A simplier way to distinguish states, sometimes possible, is for the JVM to adjust reads and writes of the default value to read or write a non-zero sentinel, invisible to the user. No side bit is needed, but this does not work for types like int, which do not have enough bits to represent the required extra sentinel value.

Again, for tracking the “repair started” condition, a second side bit or second sentinel value can be used. Such schemes are well-understood; for example see Scala SIP-20, version V4.

Doing this for arrays is harder, since array layouts are somewhat less abstract than object layouts. The sentinel mechanism might apply to array elements. Otherwise, additional tracking bits have to go somewhere. This can be done without layout changes if the array object header points to an inflated lock, and that lock in turn points to a side array of tracking bits. Or, the array layout itself can be made polymorphic, and the side bits mixed in near the array elements.
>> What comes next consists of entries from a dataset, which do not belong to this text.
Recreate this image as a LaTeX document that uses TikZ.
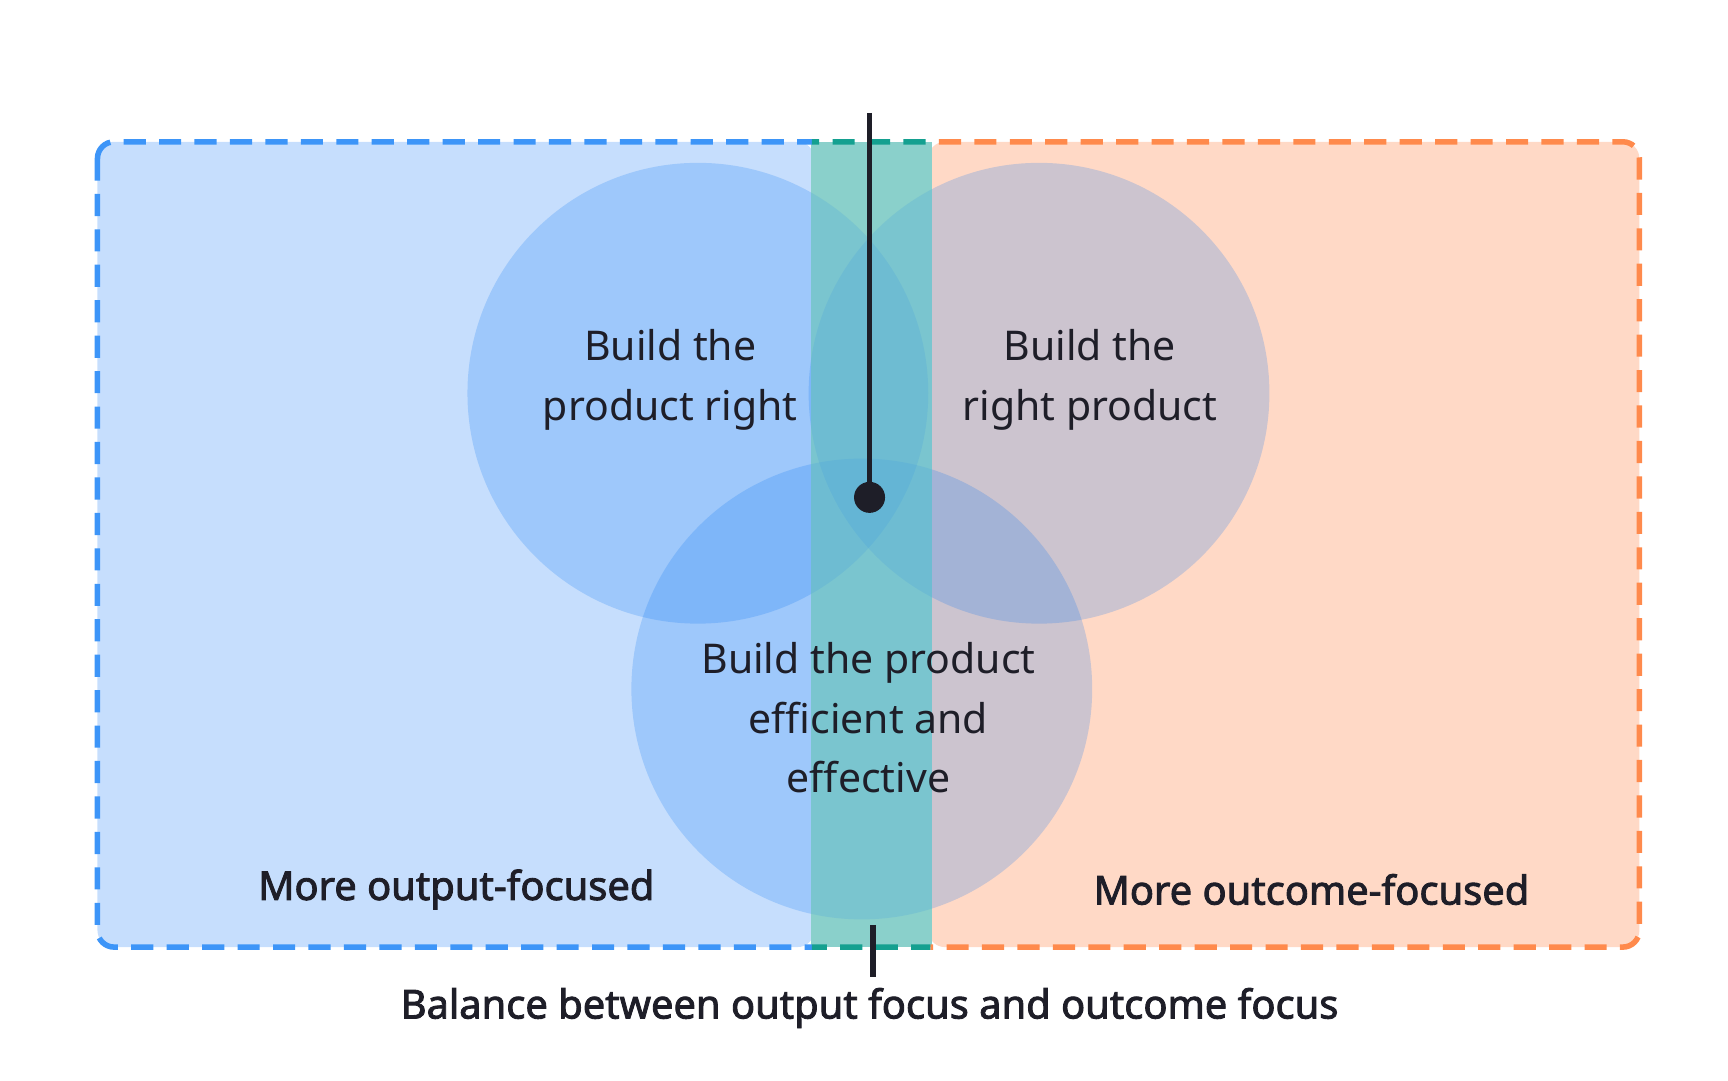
\documentclass[tikz,border=0pt]{standalone}
\usepackage{fontspec}
\setmainfont{Noto Sans}
\newfontfamily\boldf{Noto Sans}[FakeBold=2.2]
\definecolor{bluebg}{HTML}{C6DEFD}
\definecolor{blueln}{HTML}{3D95F8}
\definecolor{orbg}{HTML}{FFD9C6}
\definecolor{orln}{HTML}{FF8A4C}
\definecolor{teal}{HTML}{8AD0CB}
\definecolor{tealln}{HTML}{14A090}
\definecolor{circ}{RGB}{0,112,243}
\definecolor{ink}{HTML}{1E1E28}
\begin{document}
\begin{tikzpicture}[x=1pt,y=-1pt,
  dashline/.style={line width=5pt,dash pattern=on 20pt off 12pt},
  circstyle/.style={circle,fill=circ,fill opacity=0.2,minimum size=416pt,inner sep=0pt},
  lbl/.style={font=\fontsize{37}{54}\selectfont,text=ink,align=center},
  blbl/.style={font=\boldf\fontsize{36}{42}\selectfont,text=ink,align=center}]
\useasboundingbox (0,0) rectangle (1560,975);
\fill[bluebg,rounded corners=15pt] (88,128) -- (735,128) -- (735,855) -- (88,855) -- cycle;
\fill[orbg,rounded corners=15pt] (838,128) -- (1480,128) -- (1480,855) -- (838,855) -- cycle;
\fill[teal] (732,128) rectangle (841,855);
\begin{scope}
\clip (0,0) rectangle (733,975);
\draw[blueln,dashline,rounded corners=15pt] (88,128) rectangle (1480,855);
\end{scope}
\begin{scope}
\clip (840,0) rectangle (1560,975);
\draw[orln,dashline,rounded corners=15pt] (88,128) rectangle (1480,855);
\end{scope}
\begin{scope}
\clip (733,0) rectangle (840,975);
\draw[tealln,dashline,rounded corners=15pt] (88,128) rectangle (1480,855);
\end{scope}
\node[circstyle] (c1) at (630,355) {};
\node[circstyle] (c2) at (938,355) {};
\node[circstyle] (c3) at (778,622) {};
\fill[teal,opacity=0.45] (732,131) rectangle (841,852);
\node[lbl] (t1) at (605,343) {Build the\\product right};
\node[lbl] (t2) at (984,343) {Build the\\right product};
\node[lbl] (t3) at (784,648) {Build the product\\efficient and\\effective};
\node[blbl] (l1) at (412,803) {More output-focused};
\node[blbl] (l2) at (1184,803) {More outcome-focused};
\node[blbl] (l3) at (785,910) {Balance between output focus and outcome focus};
\coordinate (top) at (785,102);
\node[circle,fill=ink,minimum size=28pt,inner sep=0pt] (dot) at (785,449) {};
\draw[ink,line width=5pt] (top) -- (dot.center);
\coordinate (b1) at (788,835);
\coordinate (b2) at (788,882);
\draw[ink,line width=5pt] (b1) -- (b2);
\end{tikzpicture}
\end{document}
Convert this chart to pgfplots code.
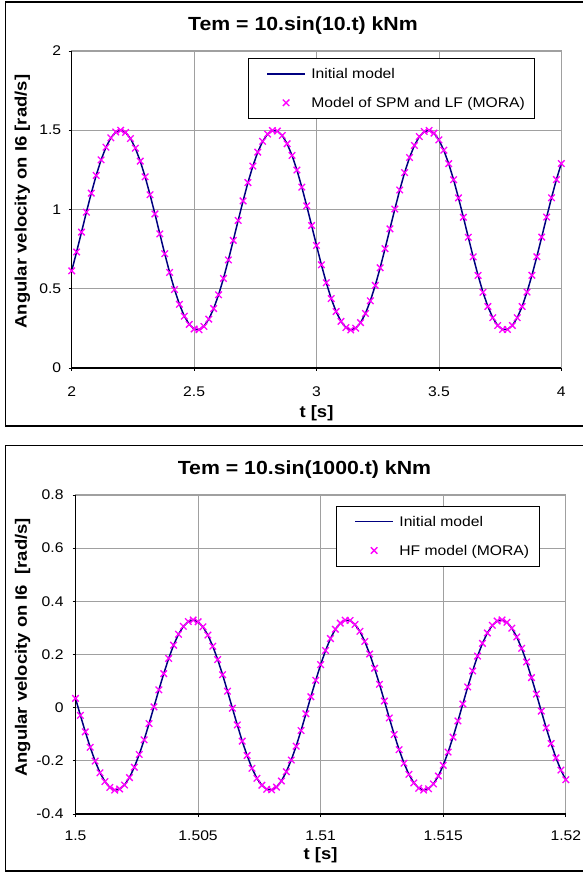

There are ways to do this without wasting a lot of space, by blocking the array into spans on the scale of cache lines.

If a reference variable is marked for the JVM to reject RBFW errors, and if the field is also marked so that writes of null are also rejected, then it follows that the only way a null can be stored in that field is if it is not yet initialized. In that case, neither a tracking bit nor a special sentinel are needed; the normal null pointer serves as the sentinel for the state to reject. This combination of conditions give a cheap way to implement String! fields and array elements.